Ranikhet: Walker's Wonder
This thickly forested paradise was discovered by the British who, in the late 1860s, came looking to house their army and administration in a hilly ‘station’ that could provide both strategic and economic advantages. The tranquil green meadows surrounded by pine and oak forests, with a panoramic view of the Kumaon Himalaya, provided ideal environs for Tudor-style bungalows, churches, a country club, a golf course and a full-fledged army regiment.
The cable car from Joshimath deposits one from over the treetops right into the heart of snow. The air is scented with pine and there are oaks and firs everywhere. The ski resort is located at a height of around 10,000ft and despite there only being opportunities for skiing, the experience that it offers is unforgettable.
Binsar: Birdwatcher Haven
Lying in the lap of the Kumaon hills, the Binsar Wildlife Sanctuary stretches over 47 sq km of unsullied dense oak, rhododendron and pine forest at an average altitude of 8,000m. Its inhabitants include barking deer, goral, pine Martens, langurs, porcupines and leopards.
Landour: Mussoorie's Little Brother
Mussoorie is probably one of the most-visited places in northern India in terms of travelling to the mountains. And why not?
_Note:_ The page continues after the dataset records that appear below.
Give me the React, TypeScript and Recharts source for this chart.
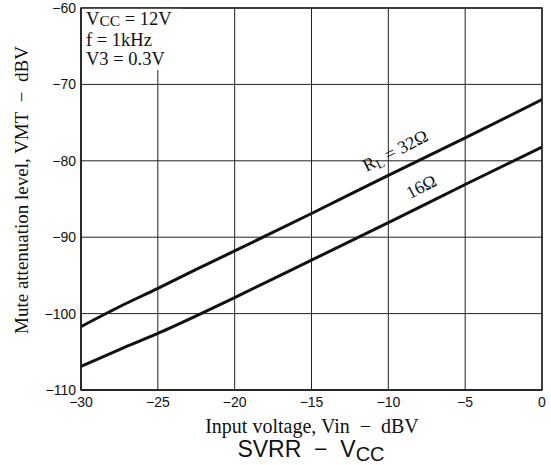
import React from "react";
import { LineChart, Line, XAxis, YAxis, CartesianGrid, ReferenceArea } from "recharts";

const inputVoltage = [-30, -27.5, -25, -22.5, -20, -15, -10, -5, 0];
const rl32 = [-101.7, -99.1, -96.7, -94.2, -91.8, -86.9, -81.9, -77.0, -72.0];
const rl16 = [-106.9, -104.7, -102.6, -100.3, -97.9, -93.0, -88.1, -83.1, -78.2];
const xTicks = [-30, -25, -20, -15, -10, -5, 0];
const yTicks = [-110, -100, -90, -80, -70, -60];

const data = inputVoltage.map((x, i) => ({ x, r32: rl32[i], r16: rl16[i] }));

const fmt = (v: number) => String(v).replace("-", "\u2212");
const serif = "'Liberation Serif', 'Times New Roman', serif";
const sans = "'Liberation Sans', Arial, sans-serif";
const sp = "\u00A0\u00A0";

export default function App() {
  return (
    <div style={{ position: "absolute", left: 0, top: 0, width: 551, height: 465, background: "#fff" }}>
      <LineChart width={551} height={465} data={data} margin={{ top: 8, right: 9, bottom: 45, left: 21 }}>
        <CartesianGrid stroke="#222" strokeWidth={1} />
        <XAxis
          dataKey="x"
          type="number"
          domain={[-30, 0]}
          ticks={xTicks}
          tickFormatter={fmt}
          tickLine={false}
          tickSize={0}
          tickMargin={7}
          height={30}
          axisLine={{ stroke: "#222", strokeWidth: 1.5 }}
          tick={{ fill: "#111", fontSize: 14, fontFamily: sans }}
          allowDataOverflow
        />
        <YAxis
          type="number"
          domain={[-110, -60]}
          ticks={yTicks}
          tickFormatter={fmt}
          tickLine={false}
          tickSize={0}
          tickMargin={5}
          width={60}
          axisLine={{ stroke: "#222", strokeWidth: 1.5 }}
          tick={{ fill: "#111", fontSize: 14, fontFamily: sans }}
          allowDataOverflow
        />
        <ReferenceArea x1={-30} x2={-23.4} y1={-68.1} y2={-60} fill="#fff" fillOpacity={1} stroke="none" ifOverflow="hidden" />
        <ReferenceArea x1={-30} x2={0} y1={-110} y2={-60} fill="none" stroke="#222" strokeWidth={1.5} />
        <Line dataKey="r32" type="monotone" stroke="#111" strokeWidth={3} dot={false} isAnimationActive={false} />
        <Line dataKey="r16" type="monotone" stroke="#111" strokeWidth={3} dot={false} isAnimationActive={false} />
      </LineChart>
      <svg width={551} height={465} style={{ position: "absolute", left: 0, top: 0, pointerEvents: "none" }}>
        <g fontFamily={serif} fontSize={18.5} fill="#111">
          <text x={86} y={25}>
            V<tspan fontSize={15.5} dy={1}>CC</tspan>
            <tspan dy={-1}>{"\u00A0= 12V"}</tspan>
          </text>
          <text x={86} y={45.5}>f = 1kHz</text>
          <text x={86} y={65}>V3 = 0.3V</text>
        </g>
        <g fontFamily={serif} fontSize={18} fill="#111">
          <text x={398} y={156} textAnchor="middle" transform="rotate(-27 398 156)">
            R<tspan fontSize={13} dy={3}>L</tspan>
            <tspan dy={-3}> = 32Ω</tspan>
          </text>
          <text x={424} y={192} textAnchor="middle" transform="rotate(-27 424 192)">16Ω</text>
          <text x={312} y={433} textAnchor="middle" fontSize={20}>{`Input voltage, Vin${sp}−${sp}dBV`}</text>
          <text x={28} y={190} textAnchor="middle" fontSize={19} transform="rotate(-90 28 190)">
            {`Mute attenuation level, VMT${sp}−${sp}dBV`}
          </text>
        </g>
        <text x={311} y={457} textAnchor="middle" fontFamily={sans} fontSize={23} fill="#111">
          {`SVRR${sp}−${sp}V`}<tspan fontSize={20} dy={4}>CC</tspan>
        </text>
      </svg>
    </div>
  );
}
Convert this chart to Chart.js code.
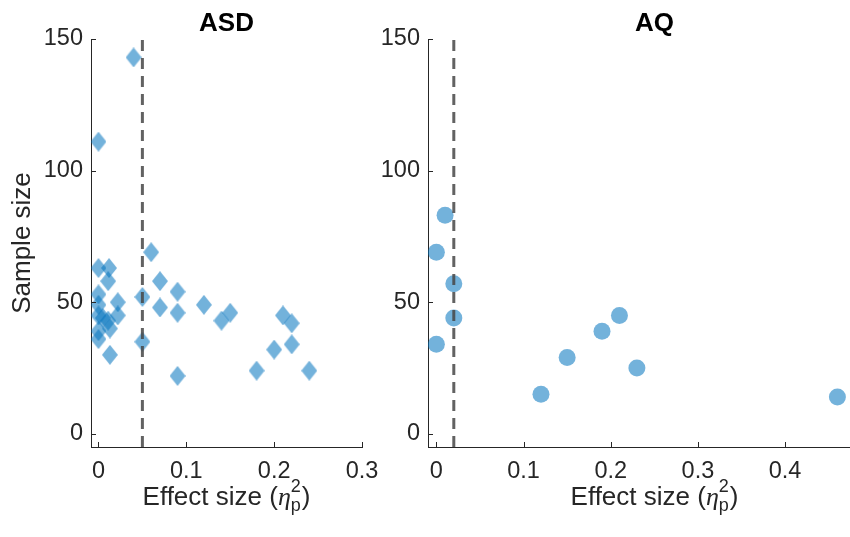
<!DOCTYPE html>
<html>
<head>
<meta charset="utf-8">
<script src="https://cdn.jsdelivr.net/npm/chart.js@4.4.0/dist/chart.umd.min.js"></script>
<style>
  html, body { margin: 0; padding: 0; background: #fff; overflow: hidden; }
  #wrap { position: relative; width: 850px; height: 537px; overflow: hidden; }
  canvas { position: absolute; top: 0; }
  #asdChart { left: 0; }
  #aqChart { left: 360px; }
</style>
</head>
<body>
<div id="wrap">
  <canvas id="asdChart" width="400" height="537"></canvas>
  <canvas id="aqChart" width="580" height="537"></canvas>
</div>
<script>
"use strict";

// ASD panel: effect size vs sample size
var asdEffect = [0.04, 0, 0, 0.012, 0.011, 0, 0.022, 0, 0, 0.022, 0.005, 0.011, 0, 0.013, 0, 0.013,
                 0.06, 0.07, 0.09, 0.05, 0.07, 0.09, 0.12, 0.14, 0.15, 0.05, 0.09,
                 0.21, 0.22, 0.22, 0.20, 0.18, 0.24];
var asdSample = [143, 111, 63, 63, 58, 53, 50, 49, 45, 45, 44, 43, 39, 40, 36, 30,
                 69, 58, 54, 52, 48, 46, 49, 43, 46, 35, 22,
                 45, 42, 34, 32, 24, 24];

// AQ panel
var aqEffect = [0.01, 0, 0.02, 0.02, 0, 0.21, 0.19, 0.15, 0.23, 0.12, 0.46];
var aqSample = [83, 69, 57, 44, 34, 45, 39, 29, 25, 15, 14];

// dashed reference lines
var asdCutoff = 0.05;
var aqCutoff = 0.02;

var asdXTicks = [0, 0.1, 0.2, 0.3];
var aqXTicks = [0, 0.1, 0.2, 0.3, 0.4, 0.5];
var yTicks = [0, 50, 100, 150];

var FONT = '"Liberation Sans", Arial, sans-serif';
var INK = '#262626';
var FILL = 'rgba(0,114,189,0.55)';
Chart.defaults.font.family = FONT;

// MATLAB diamonds are taller than wide, so draw one as the point image
function diamond(w, h) {
    var c = document.createElement('canvas');
    c.width = w;
    c.height = h;
    var g = c.getContext('2d');
    g.fillStyle = FILL;
    g.beginPath();
    g.moveTo(w / 2, 0);
    g.lineTo(w, h / 2);
    g.lineTo(w / 2, h);
    g.lineTo(0, h / 2);
    g.closePath();
    g.fill();
    return c;
}

// ticks pointing into the axes
var innerTicks = {
    id: 'innerTicks',
    afterDraw: function(chart) {
        var ctx = chart.ctx, a = chart.chartArea;
        var sx = chart.scales.x, sy = chart.scales.y;
        ctx.save();
        ctx.strokeStyle = INK;
        ctx.lineWidth = 1;
        ctx.beginPath();
        sx.ticks.forEach(function(t) {
            var p = Math.round(sx.getPixelForValue(t.value)) + 0.5;
            ctx.moveTo(p, a.bottom);
            ctx.lineTo(p, a.bottom - 5);
        });
        sy.ticks.forEach(function(t) {
            var p = Math.round(sy.getPixelForValue(t.value)) + 0.5;
            ctx.moveTo(a.left, p);
            ctx.lineTo(a.left + 5, p);
        });
        ctx.stroke();
        ctx.restore();
    }
};

// x label with stacked super/subscript: Effect size (eta_p^2)
var etaLabel = {
    id: 'etaLabel',
    afterDraw: function(chart) {
        var ctx = chart.ctx, a = chart.chartArea;
        var base = 505;
        var mainFont = '26px ' + FONT;
        var etaFont = 'italic 26px "Liberation Serif", serif';
        var smallFont = '18px ' + FONT;
        ctx.save();
        ctx.fillStyle = INK;
        ctx.textBaseline = 'alphabetic';
        ctx.textAlign = 'left';
        ctx.font = mainFont;
        var w1 = ctx.measureText('Effect size (').width;
        var w4 = ctx.measureText(')').width;
        ctx.font = etaFont;
        var w2 = ctx.measureText('\u03B7').width;
        ctx.font = smallFont;
        var w3 = Math.max(ctx.measureText('2').width, ctx.measureText('p').width);
        var total = w1 + w2 + w3 + w4 + 1;
        var x = (a.left + a.right) / 2 - total / 2;
        ctx.font = mainFont;
        ctx.fillText('Effect size (', x, base);
        x += w1;
        ctx.font = etaFont;
        ctx.fillText('\u03B7', x, base);
        x += w2;
        ctx.font = smallFont;
        ctx.fillText('2', x, base - 13);
        ctx.fillText('p', x, base + 6);
        x += w3 + 1;
        ctx.font = mainFont;
        ctx.fillText(')', x, base);
        ctx.restore();
    }
};

function makePanel(id, title, xs, ys, style, radius, cutoff, xMin, xMax, xTicks, yWidth, padRight, showYTitle) {
    var pts = xs.map(function(v, i) { return {x: v, y: ys[i]}; });
    return new Chart(document.getElementById(id), {
        data: {
            datasets: [{
                type: 'line',
                data: [{x: cutoff, y: -5}, {x: cutoff, y: 150}],
                borderColor: 'rgba(70,70,70,0.85)',
                borderWidth: 3,
                borderDash: [11, 7],
                pointRadius: 0,
                order: 0
            }, {
                type: 'scatter',
                data: pts,
                pointStyle: style,
                pointRadius: radius,
                pointHoverRadius: radius,
                backgroundColor: FILL,
                borderWidth: 0,
                order: 1
            }]
        },
        options: {
            responsive: false,
            animation: false,
            events: [],
            layout: { padding: { left: 0, right: padRight, top: 0, bottom: 0 } },
            plugins: { legend: { display: false }, tooltip: { enabled: false } },
            scales: {
                x: {
                    type: 'linear',
                    position: 'bottom',
                    min: xMin,
                    max: xMax,
                    afterBuildTicks: function(s) { s.ticks = xTicks.map(function(v) { return {value: v}; }); },
                    afterFit: function(s) { s.height = 90; },
                    grid: { display: false, drawTicks: false },
                    border: { display: true, color: INK, width: 1 },
                    ticks: {
                        color: INK,
                        font: { size: 23.5 },
                        padding: 10,
                        maxRotation: 0,
                        callback: function(v) { return String(+v.toFixed(1)); }
                    }
                },
                xt: {
                    type: 'linear',
                    position: 'top',
                    afterFit: function(s) { s.height = 39; },
                    grid: { display: false, drawTicks: false },
                    border: { display: false },
                    ticks: { display: false },
                    title: {
                        display: true,
                        text: title,
                        color: '#000',
                        font: { size: 26, weight: 'bold' },
                        padding: { top: 8, bottom: 0 }
                    }
                },
                y: {
                    type: 'linear',
                    min: -5,
                    max: 150,
                    afterBuildTicks: function(s) { s.ticks = yTicks.map(function(v) { return {value: v}; }); },
                    afterFit: function(s) { s.width = yWidth; },
                    grid: { display: false, drawTicks: false },
                    border: { display: true, color: INK, width: 1 },
                    ticks: { color: INK, font: { size: 23.5 }, padding: 8 },
                    title: {
                        display: showYTitle,
                        text: 'Sample size',
                        color: INK,
                        font: { size: 26 },
                        padding: { top: 7, bottom: 0 }
                    }
                }
            }
        },
        plugins: [innerTicks, etaLabel]
    });
}

makePanel('asdChart', 'ASD', asdEffect, asdSample, diamond(16, 20), 10, asdCutoff,
          -0.0085, 0.3, asdXTicks, 91, 38, true);
makePanel('aqChart', 'AQ', aqEffect, aqSample, 'circle', 8.5, aqCutoff,
          -0.0096, 0.51, aqXTicks, 68, 59, false);
</script>
</body>
</html>
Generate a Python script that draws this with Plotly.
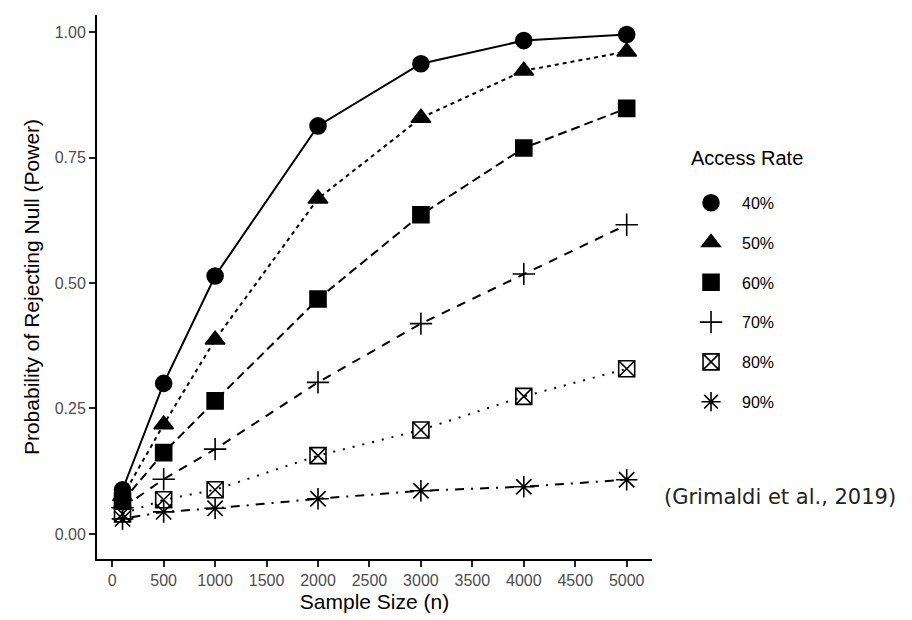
import plotly.graph_objects as go

# Simulated power by sample size for each access rate
sample_size = [100, 500, 1000, 2000, 3000, 4000, 5000]
access_rates = ["40%", "50%", "60%", "70%", "80%", "90%"]

power_40 = [0.088, 0.300, 0.514, 0.813, 0.937, 0.983, 0.995]
power_50 = [0.075, 0.218, 0.387, 0.668, 0.829, 0.923, 0.961]
power_60 = [0.065, 0.162, 0.265, 0.468, 0.636, 0.769, 0.848]
power_70 = [0.052, 0.109, 0.169, 0.302, 0.419, 0.518, 0.616]
power_80 = [0.040, 0.068, 0.088, 0.156, 0.207, 0.274, 0.329]
power_90 = [0.030, 0.044, 0.051, 0.070, 0.086, 0.094, 0.108]

x_ticks = [0, 500, 1000, 1500, 2000, 2500, 3000, 3500, 4000, 4500, 5000]
y_ticks = [0.0, 0.25, 0.50, 0.75, 1.00]

series = [power_40, power_50, power_60, power_70, power_80, power_90]

# ggplot-like shape / linetype mapping
symbols = ["circle", "triangle-up", "square", "cross-thin-open", "square-x-open", "asterisk-open"]
sizes = [16, 17, 16, 16, 16, 18]
dashes = ["solid", "4px,4px", "9px,5px", "9px,8px", "2px,8px", "2px,7px,9px,7px"]

fig = go.Figure()
for name, vals, sym, sz, dash in zip(access_rates, series, symbols, sizes, dashes):
    fig.add_trace(go.Scatter(
        x=sample_size, y=vals, mode="lines+markers", name=name,
        legendgroup=name, showlegend=False,
        line=dict(color="black", width=2, dash=dash),
        marker=dict(symbol=sym, size=sz, color="black",
                    line=dict(color="black", width=1.6)),
    ))
# marker-only legend keys
for name, sym, sz in zip(access_rates, symbols, sizes):
    fig.add_trace(go.Scatter(
        x=[None], y=[None], mode="markers", name=name, legendgroup=name,
        marker=dict(symbol=sym, size=sz, color="black",
                    line=dict(color="black", width=1.6)),
    ))

axis_font = dict(family="Liberation Sans, Arial, sans-serif", size=21, color="black")
tick_font = dict(family="Liberation Sans, Arial, sans-serif", size=16, color="#4D4D4D")

fig.update_layout(
    width=912, height=620,
    margin=dict(l=97, r=260, t=15, b=61),
    paper_bgcolor="white", plot_bgcolor="white",
    font=dict(family="Liberation Sans, Arial, sans-serif", color="black"),
    xaxis=dict(
        range=[-148, 5246], tickvals=x_ticks, ticks="outside", ticklen=6, tickwidth=1.6,
        tickcolor="#222", showline=True, linecolor="black", linewidth=2,
        showgrid=False, zeroline=False, tickfont=tick_font, automargin=False,
        title=dict(text="Sample Size (n)", font=axis_font, standoff=6),
    ),
    yaxis=dict(
        range=[-0.05, 1.034], tickvals=y_ticks, tickformat=".2f", ticks="outside",
        ticklen=6, tickwidth=1.6, tickcolor="#222", showline=True, linecolor="black",
        linewidth=2, showgrid=False, zeroline=False, tickfont=tick_font, automargin=False,
        title=dict(text="Probability of Rejecting Null (Power)", font=axis_font, standoff=9),
    ),
    legend=dict(
        x=1.0505, xanchor="left", y=0.686, yanchor="top",
        font=dict(size=16, color="black"), tracegroupgap=16, itemwidth=52,
        bgcolor="rgba(0,0,0,0)",
    ),
    annotations=[
        dict(
            text="Access Rate", xref="paper", yref="paper",
            x=1.066, y=0.738, xanchor="left", yanchor="middle", showarrow=False,
            font=dict(size=20, color="black"),
        ),
        dict(
            text="(Grimaldi et al., 2019)", xref="paper", yref="paper",
            x=1.018, y=0.114, xanchor="left", yanchor="middle", showarrow=False,
            font=dict(family="DejaVu Sans, sans-serif", size=21, color="#222"),
        ),
    ],
)

fig.write_html("out.html")
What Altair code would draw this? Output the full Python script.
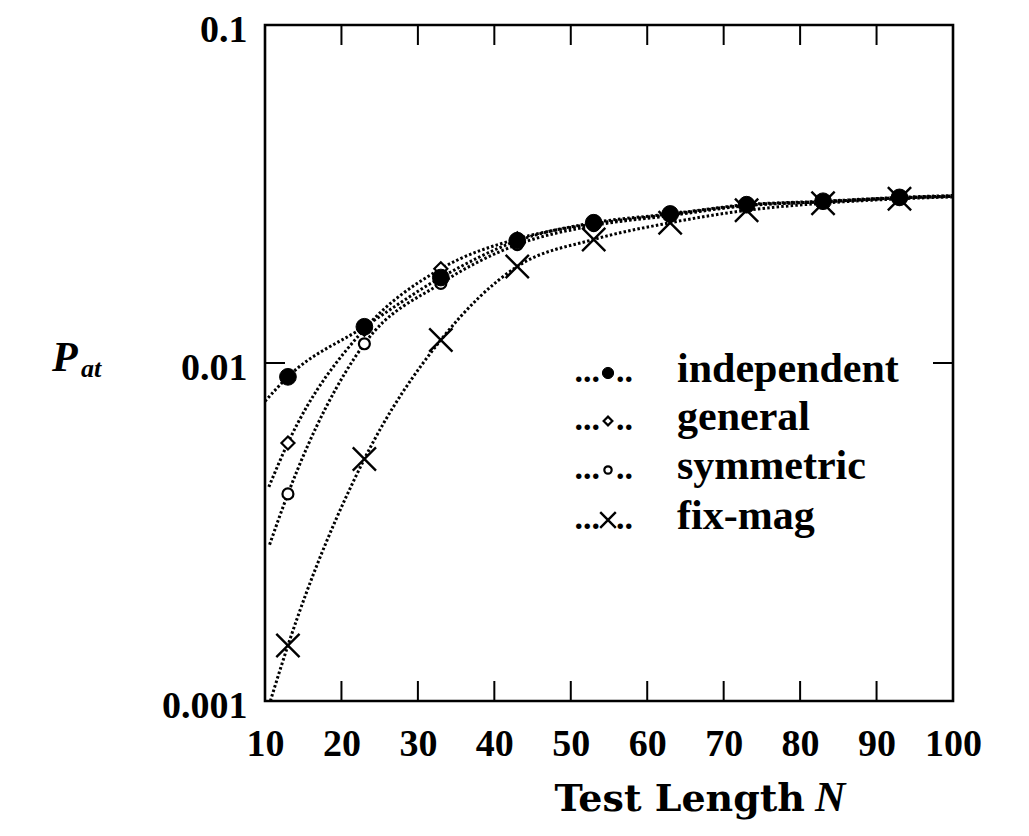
import altair as alt
import pandas as pd

# ---- data ----
N = [13, 23, 33, 43, 53, 63, 73, 83, 93]
independent = [0.0091, 0.0128, 0.0179, 0.0230, 0.0260, 0.0276, 0.0294, 0.0301, 0.0309]
general = [0.0058, 0.0126, 0.0190, 0.0233, 0.0258, 0.0275, 0.0293, 0.0300, 0.0308]
symmetric = [0.0041, 0.0114, 0.0172, 0.0224, 0.0255, 0.0273, 0.0292, 0.0300, 0.0308]
fixmag = [0.00146, 0.0052, 0.0117, 0.0193, 0.0232, 0.0260, 0.0283, 0.0297, 0.0306]

# where each dotted curve meets the frame
curve_start_N = [10.0, 10.5, 10.6, 10.7]
curve_start_P = [0.0077, 0.0043, 0.0029, 0.0010]
curve_end_N = [100, 100, 100, 100]
curve_end_P = [0.0313, 0.0312, 0.0311, 0.0310]

series_names = ["independent", "general", "symmetric", "fix-mag"]
series_values = [independent, general, symmetric, fixmag]
marker_draw_order = [2, 1, 3, 0]  # filled markers on top, as in the picture

x_ticks = [10, 20, 30, 40, 50, 60, 70, 80, 90, 100]
inner_x_ticks = [20, 30, 40, 50, 60, 70, 80, 90]
y_ticks = [0.001, 0.01, 0.1]

# ---- layout ----
W, H = 688, 676
FONT = "Liberation Serif"
TFONT = "DejaVu Serif"
X_PATH = "M-1,-1L1,1M-1,1L1,-1"

marker_style = {
    "independent": dict(shape="circle", size=280, fill="black", stroke="black", strokeWidth=1),
    "general": dict(shape="diamond", size=170, fill="white", stroke="black", strokeWidth=2.2),
    "symmetric": dict(shape="circle", size=120, fill="white", stroke="black", strokeWidth=2.2),
    "fix-mag": dict(shape=X_PATH, size=540, fill="white", stroke="black", strokeWidth=2.4),
}

xs = alt.Scale(domain=[10, 100], nice=False, zero=False)
ys = alt.Scale(type="log", domain=[0.001, 0.1], nice=False)

xax = alt.Axis(values=x_ticks, ticks=False, tickSize=0, domain=False, grid=False,
               labelFont=FONT, labelFontWeight="bold", labelFontSize=38,
               labelColor="black", labelPadding=24, title=None, labelFlush=False)
yax = alt.Axis(values=y_ticks, format=".3~f", ticks=False, tickSize=0, domain=False,
               grid=False, labelFont=FONT, labelFontWeight="bold", labelFontSize=38,
               labelColor="black", labelPadding=18, labelOffset=5, title=None)

layers = []

# axes carrier (invisible)
base_df = pd.DataFrame({"N": [10, 100], "P": [0.001, 0.1]})
layers.append(
    alt.Chart(base_df).mark_point(opacity=0).encode(
        x=alt.X("N:Q", scale=xs, axis=xax),
        y=alt.Y("P:Q", scale=ys, axis=yax),
    )
)

# curves
for i, name in enumerate(series_names):
    vals = series_values[i]
    line_df = pd.DataFrame({
        "N": [curve_start_N[i]] + N + [curve_end_N[i]],
        "P": [curve_start_P[i]] + vals + [curve_end_P[i]],
    })
    layers.append(
        alt.Chart(line_df).mark_line(
            color="black", strokeWidth=3, strokeDash=[2.5, 2.2],
            interpolate="monotone", clip=True
        ).encode(x=alt.X("N:Q", scale=xs), y=alt.Y("P:Q", scale=ys))
    )

# markers
for i in marker_draw_order:
    name = series_names[i]
    vals = series_values[i]
    pt_df = pd.DataFrame({"N": N, "P": vals})
    st = marker_style[name]
    layers.append(
        alt.Chart(pt_df).mark_point(
            filled=True, opacity=1, fillOpacity=1, **st
        ).encode(x=alt.X("N:Q", scale=xs), y=alt.Y("P:Q", scale=ys))
    )

# inward ticks
tick_df = pd.DataFrame({"N": inner_x_ticks})
layers.append(alt.Chart(tick_df).mark_rule(color="black", strokeWidth=2).encode(
    x=alt.X("N:Q", scale=xs), y=alt.value(H), y2=alt.value(H - 20)))
layers.append(alt.Chart(tick_df).mark_rule(color="black", strokeWidth=2).encode(
    x=alt.X("N:Q", scale=xs), y=alt.value(0), y2=alt.value(20)))
ytick_df = pd.DataFrame({"P": [0.01]})
layers.append(alt.Chart(ytick_df).mark_rule(color="black", strokeWidth=2).encode(
    y=alt.Y("P:Q", scale=ys), x=alt.value(0), x2=alt.value(20)))
layers.append(alt.Chart(ytick_df).mark_rule(color="black", strokeWidth=2).encode(
    y=alt.Y("P:Q", scale=ys), x=alt.value(W - 20), x2=alt.value(W)))

# legend (inside the plot)
leg_rows_y = [345, 393, 442, 492]
leg_marker_x = 343
leg_text_x = 412
one = pd.DataFrame({"k": [0]})
for i, name in enumerate(series_names):
    yy = leg_rows_y[i]
    st = dict(marker_style[name])
    st["size"] = st["size"] * 0.45
    layers.append(alt.Chart(one).mark_point(filled=True, opacity=1, **st).encode(
        x=alt.value(leg_marker_x), y=alt.value(yy + 3)))
    layers.append(alt.Chart(one).mark_text(
        text="...", font=FONT, fontWeight="bold", fontSize=34, align="right",
        baseline="alphabetic", color="black").encode(
        x=alt.value(leg_marker_x - 8), y=alt.value(yy + 12)))
    layers.append(alt.Chart(one).mark_text(
        text="..", font=FONT, fontWeight="bold", fontSize=34, align="left",
        baseline="alphabetic", color="black").encode(
        x=alt.value(leg_marker_x + 8), y=alt.value(yy + 12)))
    layers.append(alt.Chart(one).mark_text(
        text=name, font=FONT, fontWeight="bold", fontSize=42, align="left",
        baseline="alphabetic", color="black").encode(
        x=alt.value(leg_text_x), y=alt.value(yy + 12)))

# axis titles
layers.append(alt.Chart(one).mark_text(
    text="P", font=FONT, fontStyle="italic", fontWeight="bold", fontSize=42,
    align="left", baseline="alphabetic", color="black").encode(
    x=alt.value(-213), y=alt.value(346)))
layers.append(alt.Chart(one).mark_text(
    text="at", font=FONT, fontStyle="italic", fontWeight="bold", fontSize=26,
    align="left", baseline="alphabetic", color="black").encode(
    x=alt.value(-184), y=alt.value(352)))
layers.append(alt.Chart(one).mark_text(
    text="Test Length", font=TFONT, fontWeight="bold", fontSize=38,
    align="right", baseline="alphabetic", color="black").encode(
    x=alt.value(540), y=alt.value(786)))
layers.append(alt.Chart(one).mark_text(
    text="N", font=FONT, fontStyle="italic", fontWeight="bold", fontSize=42,
    align="left", baseline="alphabetic", color="black").encode(
    x=alt.value(550), y=alt.value(786)))

chart = alt.layer(*layers).properties(
    width=W, height=H,
    autosize=alt.AutoSizeParams(type="none"),
    padding={"left": 257, "top": 17, "right": 40, "bottom": 132},
    background="white",
).configure_view(stroke="black", strokeWidth=2.6)

chart.save("out.html", embed_options={"renderer": "svg", "actions": False})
It is a historical sanatorium and a prominent British summer capital with several iconic landmarks. But a short walk away is Landour, its cozy little sibling where the famed Mussoorie winter lines can be seen. Landour, known for its cafés and chic hotels, is also where writer Ruskin Bond and filmmakers Victor Banerjee and Vishal Bhardwaj have residences.